» What this task involves:
Give an exact transcription of every line, dropping the images.

(Entries with chart source code)
------------------------------------------------

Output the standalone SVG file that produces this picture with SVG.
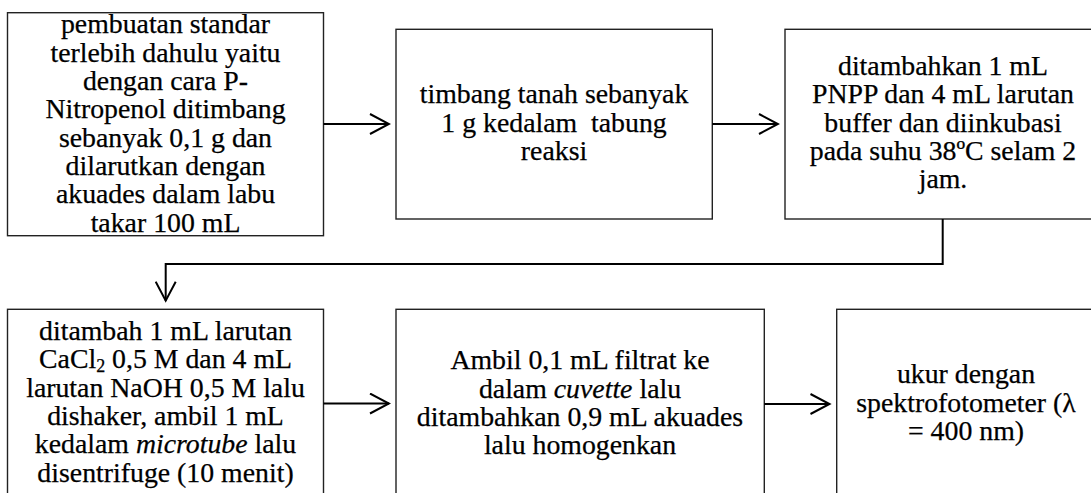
<svg xmlns="http://www.w3.org/2000/svg" width="1091" height="493" viewBox="0 0 1091 493">
<style>
.box{fill:#fff;stroke:#222;stroke-width:1.4}
.t{font-family:"Liberation Serif","Times New Roman",serif;font-size:27.8px;fill:#000;stroke:#000;stroke-width:0.25;text-anchor:middle}
.c{fill:none;stroke:#000;stroke-width:2}
.i{font-style:italic}
.sub{font-size:18px}
</style>
<defs>
<marker id="ah" markerUnits="userSpaceOnUse" viewBox="0 0 22 22" refX="20" refY="11" markerWidth="22" markerHeight="22" orient="auto">
<path d="M1,1 L20,11 L1,21" fill="none" stroke="#000" stroke-width="2"/>
</marker>
</defs>
<rect width="1091" height="493" fill="#fff"/>
<g id="n1">
<rect class="box" x="7.5" y="12.7" width="316" height="223"/>
<text class="t" x="165.5" y="33.3">pembuatan standar</text>
<text class="t" x="165.5" y="61.7">terlebih dahulu yaitu</text>
<text class="t" x="165.5" y="90">dengan cara P-</text>
<text class="t" x="165.5" y="118.3">Nitropenol ditimbang</text>
<text class="t" x="165.5" y="146.7">sebanyak 0,1 g dan</text>
<text class="t" x="165.5" y="175">dilarutkan dengan</text>
<text class="t" x="165.5" y="203.3">akuades dalam labu</text>
<text class="t" x="165.5" y="231.7">takar 100 mL</text>
</g>
<g id="n2">
<rect class="box" x="396" y="29.3" width="316.3" height="189.7"/>
<text class="t" x="554" y="103.3">timbang tanah sebanyak</text>
<text class="t" x="554" y="131.7" xml:space="preserve">1 g kedalam  tabung</text>
<text class="t" x="554" y="160">reaksi</text>
</g>
<g id="n3">
<rect class="box" x="785" y="29.3" width="316" height="189.7"/>
<text class="t" x="943" y="75">ditambahkan 1 mL</text>
<text class="t" x="943" y="103.3">PNPP dan 4 mL larutan</text>
<text class="t" x="943" y="131.7">buffer dan diinkubasi</text>
<text class="t" x="943" y="160">pada suhu 38ºC selam 2</text>
<text class="t" x="943" y="188.3">jam.</text>
</g>
<g id="n4">
<rect class="box" x="7.5" y="309.3" width="316" height="200"/>
<text class="t" x="165.5" y="340">ditambah 1 mL larutan</text>
<text class="t" x="165.5" y="368.3">CaCl<tspan class="sub" dy="4">2</tspan><tspan dy="-4"> 0,5 M dan 4 mL</tspan></text>
<text class="t" x="165.5" y="396.7">larutan NaOH 0,5 M lalu</text>
<text class="t" x="165.5" y="425">dishaker, ambil 1 mL</text>
<text class="t" x="165.5" y="453.3">kedalam <tspan class="i">microtube</tspan> lalu</text>
<text class="t" x="165.5" y="481.7">disentrifuge (10 menit)</text>
</g>
<g id="n5">
<rect class="box" x="396" y="309.3" width="368.3" height="200"/>
<text class="t" x="580" y="369.3">Ambil 0,1 mL filtrat ke</text>
<text class="t" x="580" y="397.7">dalam <tspan class="i">cuvette</tspan> lalu</text>
<text class="t" x="580" y="426">ditambahkan 0,9 mL akuades</text>
<text class="t" x="580" y="454.3">lalu homogenkan</text>
</g>
<g id="n6">
<rect class="box" x="836.7" y="309.3" width="260" height="200"/>
<text class="t" x="966" y="383.3">ukur dengan</text>
<text class="t" x="966" y="411.7">spektrofotometer (λ</text>
<text class="t" x="966" y="440">= 400 nm)</text>
</g>
<g id="connectors">
<line class="c" x1="323.5" y1="124" x2="389" y2="124" marker-end="url(#ah)"/>
<line class="c" x1="712.3" y1="124" x2="778" y2="124" marker-end="url(#ah)"/>
<polyline class="c" points="942.7,219 942.7,264 165.7,264 165.7,300.7" marker-end="url(#ah)"/>
<line class="c" x1="323.5" y1="403.5" x2="389" y2="403.5" marker-end="url(#ah)"/>
<line class="c" x1="764.3" y1="404" x2="829.5" y2="404" marker-end="url(#ah)"/>
</g>
</svg>
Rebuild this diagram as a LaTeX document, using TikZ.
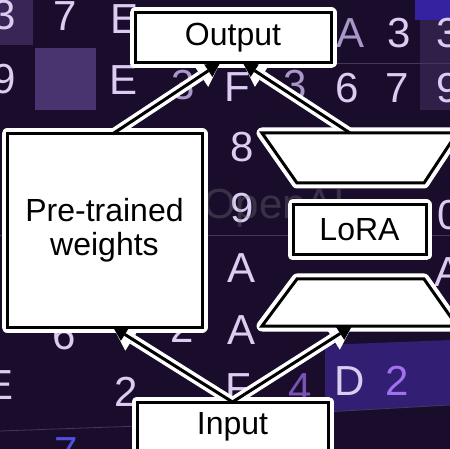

------------------------------------------------

» Final result:
Output the standalone SVG file that produces this picture with SVG.
<svg xmlns="http://www.w3.org/2000/svg" width="1091" height="493" viewBox="0 0 1091 493">
<style>
.box{fill:#fff;stroke:#222;stroke-width:1.4}
.t{font-family:"Liberation Serif","Times New Roman",serif;font-size:27.8px;fill:#000;stroke:#000;stroke-width:0.25;text-anchor:middle}
.c{fill:none;stroke:#000;stroke-width:2}
.i{font-style:italic}
.sub{font-size:18px}
</style>
<defs>
<marker id="ah" markerUnits="userSpaceOnUse" viewBox="0 0 22 22" refX="20" refY="11" markerWidth="22" markerHeight="22" orient="auto">
<path d="M1,1 L20,11 L1,21" fill="none" stroke="#000" stroke-width="2"/>
</marker>
</defs>
<rect width="1091" height="493" fill="#fff"/>
<g id="n1">
<rect class="box" x="7.5" y="12.7" width="316" height="223"/>
<text class="t" x="165.5" y="33.3">pembuatan standar</text>
<text class="t" x="165.5" y="61.7">terlebih dahulu yaitu</text>
<text class="t" x="165.5" y="90">dengan cara P-</text>
<text class="t" x="165.5" y="118.3">Nitropenol ditimbang</text>
<text class="t" x="165.5" y="146.7">sebanyak 0,1 g dan</text>
<text class="t" x="165.5" y="175">dilarutkan dengan</text>
<text class="t" x="165.5" y="203.3">akuades dalam labu</text>
<text class="t" x="165.5" y="231.7">takar 100 mL</text>
</g>
<g id="n2">
<rect class="box" x="396" y="29.3" width="316.3" height="189.7"/>
<text class="t" x="554" y="103.3">timbang tanah sebanyak</text>
<text class="t" x="554" y="131.7" xml:space="preserve">1 g kedalam  tabung</text>
<text class="t" x="554" y="160">reaksi</text>
</g>
<g id="n3">
<rect class="box" x="785" y="29.3" width="316" height="189.7"/>
<text class="t" x="943" y="75">ditambahkan 1 mL</text>
<text class="t" x="943" y="103.3">PNPP dan 4 mL larutan</text>
<text class="t" x="943" y="131.7">buffer dan diinkubasi</text>
<text class="t" x="943" y="160">pada suhu 38ºC selam 2</text>
<text class="t" x="943" y="188.3">jam.</text>
</g>
<g id="n4">
<rect class="box" x="7.5" y="309.3" width="316" height="200"/>
<text class="t" x="165.5" y="340">ditambah 1 mL larutan</text>
<text class="t" x="165.5" y="368.3">CaCl<tspan class="sub" dy="4">2</tspan><tspan dy="-4"> 0,5 M dan 4 mL</tspan></text>
<text class="t" x="165.5" y="396.7">larutan NaOH 0,5 M lalu</text>
<text class="t" x="165.5" y="425">dishaker, ambil 1 mL</text>
<text class="t" x="165.5" y="453.3">kedalam <tspan class="i">microtube</tspan> lalu</text>
<text class="t" x="165.5" y="481.7">disentrifuge (10 menit)</text>
</g>
<g id="n5">
<rect class="box" x="396" y="309.3" width="368.3" height="200"/>
<text class="t" x="580" y="369.3">Ambil 0,1 mL filtrat ke</text>
<text class="t" x="580" y="397.7">dalam <tspan class="i">cuvette</tspan> lalu</text>
<text class="t" x="580" y="426">ditambahkan 0,9 mL akuades</text>
<text class="t" x="580" y="454.3">lalu homogenkan</text>
</g>
<g id="n6">
<rect class="box" x="836.7" y="309.3" width="260" height="200"/>
<text class="t" x="966" y="383.3">ukur dengan</text>
<text class="t" x="966" y="411.7">spektrofotometer (λ</text>
<text class="t" x="966" y="440">= 400 nm)</text>
</g>
<g id="connectors">
<line class="c" x1="323.5" y1="124" x2="389" y2="124" marker-end="url(#ah)"/>
<line class="c" x1="712.3" y1="124" x2="778" y2="124" marker-end="url(#ah)"/>
<polyline class="c" points="942.7,219 942.7,264 165.7,264 165.7,300.7" marker-end="url(#ah)"/>
<line class="c" x1="323.5" y1="403.5" x2="389" y2="403.5" marker-end="url(#ah)"/>
<line class="c" x1="764.3" y1="404" x2="829.5" y2="404" marker-end="url(#ah)"/>
</g>
</svg>
Rebuild this diagram as a LaTeX document, using TikZ.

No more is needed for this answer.